GIVEN REQUEST: Omit every picture and return the rest of the data unaltered.

RECORDED DATA:
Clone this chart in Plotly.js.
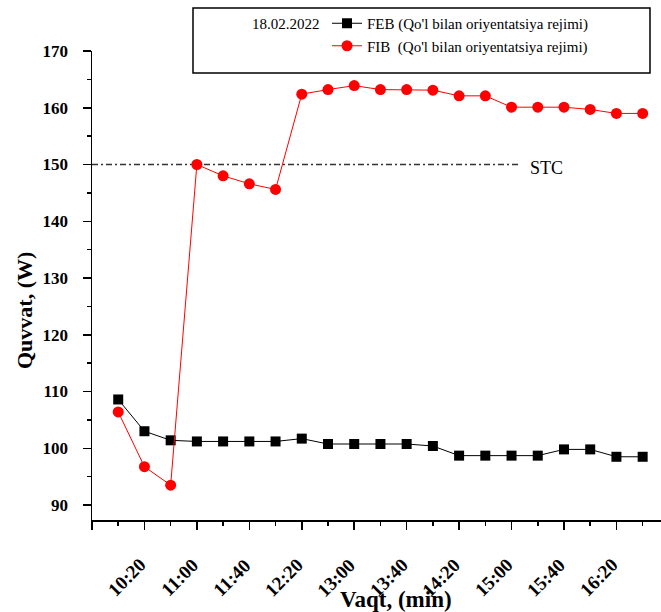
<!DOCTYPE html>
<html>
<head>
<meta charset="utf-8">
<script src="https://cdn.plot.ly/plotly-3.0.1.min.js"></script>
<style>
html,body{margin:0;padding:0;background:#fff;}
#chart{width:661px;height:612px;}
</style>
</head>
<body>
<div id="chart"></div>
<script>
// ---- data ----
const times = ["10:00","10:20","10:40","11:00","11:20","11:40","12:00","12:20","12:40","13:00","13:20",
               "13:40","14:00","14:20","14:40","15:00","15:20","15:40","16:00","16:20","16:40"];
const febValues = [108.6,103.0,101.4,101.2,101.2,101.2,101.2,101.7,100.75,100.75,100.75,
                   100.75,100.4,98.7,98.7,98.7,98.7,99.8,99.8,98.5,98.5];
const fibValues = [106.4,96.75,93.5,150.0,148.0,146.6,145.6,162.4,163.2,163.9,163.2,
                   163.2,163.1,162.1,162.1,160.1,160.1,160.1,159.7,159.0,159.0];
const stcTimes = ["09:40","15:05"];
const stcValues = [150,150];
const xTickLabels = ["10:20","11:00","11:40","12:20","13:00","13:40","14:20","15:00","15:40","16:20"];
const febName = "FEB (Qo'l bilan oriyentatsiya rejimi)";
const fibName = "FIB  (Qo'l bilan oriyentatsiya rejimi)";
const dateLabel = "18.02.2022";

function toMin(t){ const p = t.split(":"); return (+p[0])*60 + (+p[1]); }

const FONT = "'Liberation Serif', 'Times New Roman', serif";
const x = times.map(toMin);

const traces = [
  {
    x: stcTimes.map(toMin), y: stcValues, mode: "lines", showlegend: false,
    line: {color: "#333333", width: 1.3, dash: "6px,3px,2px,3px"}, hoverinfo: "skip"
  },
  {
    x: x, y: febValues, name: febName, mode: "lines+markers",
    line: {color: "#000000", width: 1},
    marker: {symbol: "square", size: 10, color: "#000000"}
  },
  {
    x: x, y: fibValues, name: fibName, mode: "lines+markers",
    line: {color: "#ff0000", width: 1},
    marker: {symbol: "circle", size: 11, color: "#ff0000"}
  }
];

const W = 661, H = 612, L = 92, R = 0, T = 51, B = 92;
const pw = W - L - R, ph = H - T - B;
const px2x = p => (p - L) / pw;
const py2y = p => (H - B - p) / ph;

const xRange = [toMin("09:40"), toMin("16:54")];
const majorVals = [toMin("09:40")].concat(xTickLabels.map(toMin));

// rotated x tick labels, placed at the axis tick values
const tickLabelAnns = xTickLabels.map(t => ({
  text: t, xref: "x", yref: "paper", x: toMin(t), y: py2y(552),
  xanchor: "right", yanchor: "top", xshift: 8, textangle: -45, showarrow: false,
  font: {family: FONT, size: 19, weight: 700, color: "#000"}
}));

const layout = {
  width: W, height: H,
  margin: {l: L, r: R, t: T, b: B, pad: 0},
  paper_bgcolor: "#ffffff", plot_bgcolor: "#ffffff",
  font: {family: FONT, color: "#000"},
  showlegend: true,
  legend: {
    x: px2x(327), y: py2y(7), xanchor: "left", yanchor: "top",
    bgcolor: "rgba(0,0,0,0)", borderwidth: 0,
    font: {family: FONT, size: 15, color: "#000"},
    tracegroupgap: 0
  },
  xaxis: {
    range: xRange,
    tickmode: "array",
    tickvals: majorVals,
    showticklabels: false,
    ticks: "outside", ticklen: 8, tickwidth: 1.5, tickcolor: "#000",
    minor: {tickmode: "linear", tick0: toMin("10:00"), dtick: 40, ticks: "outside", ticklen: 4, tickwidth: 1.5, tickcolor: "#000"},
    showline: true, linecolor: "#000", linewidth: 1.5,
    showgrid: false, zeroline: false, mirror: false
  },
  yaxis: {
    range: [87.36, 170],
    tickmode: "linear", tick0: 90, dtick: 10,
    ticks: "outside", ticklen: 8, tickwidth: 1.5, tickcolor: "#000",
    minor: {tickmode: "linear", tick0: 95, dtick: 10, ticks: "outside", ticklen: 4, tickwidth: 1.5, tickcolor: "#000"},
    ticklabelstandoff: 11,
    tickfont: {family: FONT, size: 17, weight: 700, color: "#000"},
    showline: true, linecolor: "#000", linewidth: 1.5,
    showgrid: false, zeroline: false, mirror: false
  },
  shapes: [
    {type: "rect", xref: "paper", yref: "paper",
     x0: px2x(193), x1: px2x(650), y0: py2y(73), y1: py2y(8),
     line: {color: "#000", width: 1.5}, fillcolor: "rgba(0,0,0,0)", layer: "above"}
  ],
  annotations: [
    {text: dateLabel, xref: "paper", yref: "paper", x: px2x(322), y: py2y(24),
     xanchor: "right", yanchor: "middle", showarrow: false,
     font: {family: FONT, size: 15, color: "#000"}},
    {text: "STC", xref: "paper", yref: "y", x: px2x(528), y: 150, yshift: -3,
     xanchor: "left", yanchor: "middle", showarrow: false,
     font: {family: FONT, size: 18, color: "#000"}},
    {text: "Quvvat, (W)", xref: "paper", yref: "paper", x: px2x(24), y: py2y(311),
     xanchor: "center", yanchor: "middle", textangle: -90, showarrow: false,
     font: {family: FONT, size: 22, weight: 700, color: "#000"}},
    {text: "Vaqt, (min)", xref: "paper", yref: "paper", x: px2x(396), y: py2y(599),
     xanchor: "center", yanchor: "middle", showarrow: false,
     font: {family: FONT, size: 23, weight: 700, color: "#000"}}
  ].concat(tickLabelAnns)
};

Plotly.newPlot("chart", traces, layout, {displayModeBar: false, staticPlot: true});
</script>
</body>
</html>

REPLY:
Clone this chart in Plotly.js.
<!DOCTYPE html>
<html>
<head>
<meta charset="utf-8">
<script src="https://cdn.plot.ly/plotly-3.0.1.min.js"></script>
<style>
html,body{margin:0;padding:0;background:#fff;}
#chart{width:661px;height:612px;}
</style>
</head>
<body>
<div id="chart"></div>
<script>
// ---- data ----
const times = ["10:00","10:20","10:40","11:00","11:20","11:40","12:00","12:20","12:40","13:00","13:20",
               "13:40","14:00","14:20","14:40","15:00","15:20","15:40","16:00","16:20","16:40"];
const febValues = [108.6,103.0,101.4,101.2,101.2,101.2,101.2,101.7,100.75,100.75,100.75,
                   100.75,100.4,98.7,98.7,98.7,98.7,99.8,99.8,98.5,98.5];
const fibValues = [106.4,96.75,93.5,150.0,148.0,146.6,145.6,162.4,163.2,163.9,163.2,
                   163.2,163.1,162.1,162.1,160.1,160.1,160.1,159.7,159.0,159.0];
const stcTimes = ["09:40","15:05"];
const stcValues = [150,150];
const xTickLabels = ["10:20","11:00","11:40","12:20","13:00","13:40","14:20","15:00","15:40","16:20"];
const febName = "FEB (Qo'l bilan oriyentatsiya rejimi)";
const fibName = "FIB  (Qo'l bilan oriyentatsiya rejimi)";
const dateLabel = "18.02.2022";

function toMin(t){ const p = t.split(":"); return (+p[0])*60 + (+p[1]); }

const FONT = "'Liberation Serif', 'Times New Roman', serif";
const x = times.map(toMin);

const traces = [
  {
    x: stcTimes.map(toMin), y: stcValues, mode: "lines", showlegend: false,
    line: {color: "#333333", width: 1.3, dash: "6px,3px,2px,3px"}, hoverinfo: "skip"
  },
  {
    x: x, y: febValues, name: febName, mode: "lines+markers",
    line: {color: "#000000", width: 1},
    marker: {symbol: "square", size: 10, color: "#000000"}
  },
  {
    x: x, y: fibValues, name: fibName, mode: "lines+markers",
    line: {color: "#ff0000", width: 1},
    marker: {symbol: "circle", size: 11, color: "#ff0000"}
  }
];

const W = 661, H = 612, L = 92, R = 0, T = 51, B = 92;
const pw = W - L - R, ph = H - T - B;
const px2x = p => (p - L) / pw;
const py2y = p => (H - B - p) / ph;

const xRange = [toMin("09:40"), toMin("16:54")];
const majorVals = [toMin("09:40")].concat(xTickLabels.map(toMin));

// rotated x tick labels, placed at the axis tick values
const tickLabelAnns = xTickLabels.map(t => ({
  text: t, xref: "x", yref: "paper", x: toMin(t), y: py2y(552),
  xanchor: "right", yanchor: "top", xshift: 8, textangle: -45, showarrow: false,
  font: {family: FONT, size: 19, weight: 700, color: "#000"}
}));

const layout = {
  width: W, height: H,
  margin: {l: L, r: R, t: T, b: B, pad: 0},
  paper_bgcolor: "#ffffff", plot_bgcolor: "#ffffff",
  font: {family: FONT, color: "#000"},
  showlegend: true,
  legend: {
    x: px2x(327), y: py2y(7), xanchor: "left", yanchor: "top",
    bgcolor: "rgba(0,0,0,0)", borderwidth: 0,
    font: {family: FONT, size: 15, color: "#000"},
    tracegroupgap: 0
  },
  xaxis: {
    range: xRange,
    tickmode: "array",
    tickvals: majorVals,
    showticklabels: false,
    ticks: "outside", ticklen: 8, tickwidth: 1.5, tickcolor: "#000",
    minor: {tickmode: "linear", tick0: toMin("10:00"), dtick: 40, ticks: "outside", ticklen: 4, tickwidth: 1.5, tickcolor: "#000"},
    showline: true, linecolor: "#000", linewidth: 1.5,
    showgrid: false, zeroline: false, mirror: false
  },
  yaxis: {
    range: [87.36, 170],
    tickmode: "linear", tick0: 90, dtick: 10,
    ticks: "outside", ticklen: 8, tickwidth: 1.5, tickcolor: "#000",
    minor: {tickmode: "linear", tick0: 95, dtick: 10, ticks: "outside", ticklen: 4, tickwidth: 1.5, tickcolor: "#000"},
    ticklabelstandoff: 11,
    tickfont: {family: FONT, size: 17, weight: 700, color: "#000"},
    showline: true, linecolor: "#000", linewidth: 1.5,
    showgrid: false, zeroline: false, mirror: false
  },
  shapes: [
    {type: "rect", xref: "paper", yref: "paper",
     x0: px2x(193), x1: px2x(650), y0: py2y(73), y1: py2y(8),
     line: {color: "#000", width: 1.5}, fillcolor: "rgba(0,0,0,0)", layer: "above"}
  ],
  annotations: [
    {text: dateLabel, xref: "paper", yref: "paper", x: px2x(322), y: py2y(24),
     xanchor: "right", yanchor: "middle", showarrow: false,
     font: {family: FONT, size: 15, color: "#000"}},
    {text: "STC", xref: "paper", yref: "y", x: px2x(528), y: 150, yshift: -3,
     xanchor: "left", yanchor: "middle", showarrow: false,
     font: {family: FONT, size: 18, color: "#000"}},
    {text: "Quvvat, (W)", xref: "paper", yref: "paper", x: px2x(24), y: py2y(311),
     xanchor: "center", yanchor: "middle", textangle: -90, showarrow: false,
     font: {family: FONT, size: 22, weight: 700, color: "#000"}},
    {text: "Vaqt, (min)", xref: "paper", yref: "paper", x: px2x(396), y: py2y(599),
     xanchor: "center", yanchor: "middle", showarrow: false,
     font: {family: FONT, size: 23, weight: 700, color: "#000"}}
  ].concat(tickLabelAnns)
};

Plotly.newPlot("chart", traces, layout, {displayModeBar: false, staticPlot: true});
</script>
</body>
</html>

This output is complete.